The horizontal bar is an artistic gymnastics event held at the Summer Olympics. The event was first held for men at the first modern Olympics in 1896. It was held again in 1904, but not in 1900, 1908, 1912, or 1920 when no apparatus events were awarded medals. The horizontal bar was one of the components of the men's artistic individual all-around in 1900, 1908, and 1912, however. The men's horizontal bar returned as a medal event in 1924 and has been held every Games since. Horizontal bar scores were included in the individual all-around for 1924 and 1928, with no separate apparatus final. In 1932, the horizontal bar was entirely separate from the all-around. From 1936 to 1956, there were again no separate apparatus finals with the horizontal bar scores used in the all-around. Beginning in 1960, there were separate apparatus finals.

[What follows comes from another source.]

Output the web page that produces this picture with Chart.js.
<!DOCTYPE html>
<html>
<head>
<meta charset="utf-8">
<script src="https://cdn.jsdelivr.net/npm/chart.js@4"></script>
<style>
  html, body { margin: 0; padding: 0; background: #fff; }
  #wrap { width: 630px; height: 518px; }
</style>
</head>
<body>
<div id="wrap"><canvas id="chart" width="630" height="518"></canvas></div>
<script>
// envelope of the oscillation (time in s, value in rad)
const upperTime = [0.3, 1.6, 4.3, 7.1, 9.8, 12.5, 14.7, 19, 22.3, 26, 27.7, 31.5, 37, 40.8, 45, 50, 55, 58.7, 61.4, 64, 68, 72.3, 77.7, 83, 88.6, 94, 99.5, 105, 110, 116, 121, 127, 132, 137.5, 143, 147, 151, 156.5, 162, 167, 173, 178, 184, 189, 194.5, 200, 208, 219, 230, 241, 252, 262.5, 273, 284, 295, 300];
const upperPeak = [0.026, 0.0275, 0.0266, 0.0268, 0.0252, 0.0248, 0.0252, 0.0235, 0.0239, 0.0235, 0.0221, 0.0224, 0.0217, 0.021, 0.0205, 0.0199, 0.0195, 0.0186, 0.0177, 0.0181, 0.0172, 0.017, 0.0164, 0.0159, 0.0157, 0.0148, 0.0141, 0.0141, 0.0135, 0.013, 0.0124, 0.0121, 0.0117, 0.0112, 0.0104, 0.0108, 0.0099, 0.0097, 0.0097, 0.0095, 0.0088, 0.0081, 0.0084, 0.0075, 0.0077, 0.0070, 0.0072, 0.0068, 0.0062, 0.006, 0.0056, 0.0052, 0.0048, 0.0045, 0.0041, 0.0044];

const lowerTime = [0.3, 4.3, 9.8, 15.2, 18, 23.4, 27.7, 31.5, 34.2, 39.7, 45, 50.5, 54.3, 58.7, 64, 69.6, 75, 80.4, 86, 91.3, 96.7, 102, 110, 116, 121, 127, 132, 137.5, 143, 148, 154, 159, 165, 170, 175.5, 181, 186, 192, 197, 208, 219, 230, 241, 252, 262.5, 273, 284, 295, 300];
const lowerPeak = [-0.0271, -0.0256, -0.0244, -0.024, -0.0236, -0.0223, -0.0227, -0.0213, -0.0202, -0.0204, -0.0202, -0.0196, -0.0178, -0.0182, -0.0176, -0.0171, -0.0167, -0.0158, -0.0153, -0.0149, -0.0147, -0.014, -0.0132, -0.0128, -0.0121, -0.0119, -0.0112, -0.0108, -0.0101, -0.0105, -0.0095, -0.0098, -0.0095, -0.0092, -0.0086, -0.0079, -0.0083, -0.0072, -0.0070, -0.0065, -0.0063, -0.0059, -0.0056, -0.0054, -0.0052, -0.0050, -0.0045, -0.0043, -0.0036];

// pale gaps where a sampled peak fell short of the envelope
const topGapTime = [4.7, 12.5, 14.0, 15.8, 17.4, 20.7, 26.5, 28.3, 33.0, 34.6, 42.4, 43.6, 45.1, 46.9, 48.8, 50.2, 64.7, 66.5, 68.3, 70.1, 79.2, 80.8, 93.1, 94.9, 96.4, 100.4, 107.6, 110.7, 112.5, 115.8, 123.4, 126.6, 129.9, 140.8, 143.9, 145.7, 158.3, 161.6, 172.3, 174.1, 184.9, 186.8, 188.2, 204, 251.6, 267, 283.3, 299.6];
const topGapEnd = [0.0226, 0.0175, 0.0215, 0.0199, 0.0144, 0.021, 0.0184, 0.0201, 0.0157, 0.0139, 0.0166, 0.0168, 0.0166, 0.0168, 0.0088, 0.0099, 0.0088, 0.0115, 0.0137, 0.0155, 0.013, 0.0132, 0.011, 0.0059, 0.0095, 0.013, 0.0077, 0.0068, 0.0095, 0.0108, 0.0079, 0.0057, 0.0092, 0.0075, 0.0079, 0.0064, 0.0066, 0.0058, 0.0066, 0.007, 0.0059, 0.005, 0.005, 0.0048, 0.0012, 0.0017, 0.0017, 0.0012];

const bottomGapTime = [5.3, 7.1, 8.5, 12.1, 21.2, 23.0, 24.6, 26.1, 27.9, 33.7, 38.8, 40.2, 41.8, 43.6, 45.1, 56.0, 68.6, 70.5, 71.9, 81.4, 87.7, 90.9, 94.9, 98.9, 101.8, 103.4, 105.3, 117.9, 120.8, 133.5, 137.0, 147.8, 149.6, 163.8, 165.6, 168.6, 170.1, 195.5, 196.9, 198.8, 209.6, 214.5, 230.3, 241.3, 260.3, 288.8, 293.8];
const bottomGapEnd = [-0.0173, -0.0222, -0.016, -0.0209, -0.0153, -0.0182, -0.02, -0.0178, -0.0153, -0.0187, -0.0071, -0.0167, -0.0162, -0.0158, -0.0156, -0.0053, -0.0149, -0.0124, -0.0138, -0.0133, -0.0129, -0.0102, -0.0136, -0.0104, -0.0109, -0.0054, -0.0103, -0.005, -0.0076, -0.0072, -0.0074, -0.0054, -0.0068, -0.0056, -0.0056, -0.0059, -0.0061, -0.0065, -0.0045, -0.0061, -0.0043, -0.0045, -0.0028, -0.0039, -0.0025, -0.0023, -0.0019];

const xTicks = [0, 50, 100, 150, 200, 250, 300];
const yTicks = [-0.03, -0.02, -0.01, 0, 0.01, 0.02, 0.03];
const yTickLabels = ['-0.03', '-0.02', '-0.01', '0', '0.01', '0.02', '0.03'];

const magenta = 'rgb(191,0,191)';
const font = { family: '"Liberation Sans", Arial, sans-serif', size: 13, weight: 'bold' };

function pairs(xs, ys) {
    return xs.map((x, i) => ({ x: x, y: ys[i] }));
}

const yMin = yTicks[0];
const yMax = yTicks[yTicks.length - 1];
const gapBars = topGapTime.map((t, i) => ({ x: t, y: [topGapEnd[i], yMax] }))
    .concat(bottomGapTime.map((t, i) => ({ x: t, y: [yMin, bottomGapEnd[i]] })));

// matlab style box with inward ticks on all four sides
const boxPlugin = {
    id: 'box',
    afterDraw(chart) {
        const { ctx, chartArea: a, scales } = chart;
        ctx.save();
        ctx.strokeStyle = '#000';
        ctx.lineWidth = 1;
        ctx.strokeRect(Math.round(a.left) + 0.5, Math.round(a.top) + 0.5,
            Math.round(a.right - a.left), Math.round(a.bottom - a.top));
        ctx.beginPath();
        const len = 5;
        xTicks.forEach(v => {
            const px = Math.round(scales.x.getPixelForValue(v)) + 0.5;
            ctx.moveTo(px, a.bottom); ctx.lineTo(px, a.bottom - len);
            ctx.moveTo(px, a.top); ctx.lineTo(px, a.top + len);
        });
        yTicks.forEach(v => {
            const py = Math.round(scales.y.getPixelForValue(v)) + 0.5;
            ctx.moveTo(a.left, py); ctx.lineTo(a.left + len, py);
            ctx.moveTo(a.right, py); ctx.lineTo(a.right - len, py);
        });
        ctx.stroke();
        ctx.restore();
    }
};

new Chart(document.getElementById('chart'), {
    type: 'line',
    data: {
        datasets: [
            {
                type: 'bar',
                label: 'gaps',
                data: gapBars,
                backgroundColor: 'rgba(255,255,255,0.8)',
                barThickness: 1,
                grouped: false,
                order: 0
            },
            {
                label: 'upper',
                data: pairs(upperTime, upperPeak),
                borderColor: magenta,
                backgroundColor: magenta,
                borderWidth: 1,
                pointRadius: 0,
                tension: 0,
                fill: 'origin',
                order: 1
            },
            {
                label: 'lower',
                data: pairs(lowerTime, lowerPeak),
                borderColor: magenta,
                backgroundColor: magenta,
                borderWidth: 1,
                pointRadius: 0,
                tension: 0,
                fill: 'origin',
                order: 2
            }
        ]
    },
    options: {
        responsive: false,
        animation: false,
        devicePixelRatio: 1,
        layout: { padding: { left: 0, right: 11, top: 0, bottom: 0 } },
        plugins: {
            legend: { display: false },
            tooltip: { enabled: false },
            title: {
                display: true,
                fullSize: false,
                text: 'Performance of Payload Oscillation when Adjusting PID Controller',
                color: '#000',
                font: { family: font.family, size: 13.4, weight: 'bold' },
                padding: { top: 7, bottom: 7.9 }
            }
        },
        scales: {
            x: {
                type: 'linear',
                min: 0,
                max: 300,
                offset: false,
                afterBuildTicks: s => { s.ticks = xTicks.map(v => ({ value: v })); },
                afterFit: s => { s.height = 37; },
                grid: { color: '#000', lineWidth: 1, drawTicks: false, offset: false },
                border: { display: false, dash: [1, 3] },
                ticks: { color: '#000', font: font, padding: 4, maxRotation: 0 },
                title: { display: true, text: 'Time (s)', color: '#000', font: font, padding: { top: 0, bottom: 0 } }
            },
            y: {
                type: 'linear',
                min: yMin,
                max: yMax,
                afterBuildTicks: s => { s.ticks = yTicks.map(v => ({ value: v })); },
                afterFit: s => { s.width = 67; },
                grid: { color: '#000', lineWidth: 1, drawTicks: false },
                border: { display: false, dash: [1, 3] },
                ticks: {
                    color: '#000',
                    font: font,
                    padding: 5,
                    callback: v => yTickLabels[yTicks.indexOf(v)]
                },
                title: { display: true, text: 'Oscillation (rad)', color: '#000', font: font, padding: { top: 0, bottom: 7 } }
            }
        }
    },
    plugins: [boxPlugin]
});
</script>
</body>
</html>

The 1896 Games also featured a team horizontal bar event.

Medalists

Men

Multiple medalists

Medalists by country

Gallery

Team horizontal bar

At the 1896 Olympics a team version of the horizontal bar was held. It was one of two team apparatus events in 1896, along with the team parallel bars. The team apparatus events were never held again.

The team horizontal bar event had 10 horizontal bars for the team to use. Teams in the 1896 team events could be large, with one in the parallel bars exceeding 30 members. Only one team competed in the team horizontal bar. Judges scored the teams on execution, rhythm, and technical difficulty.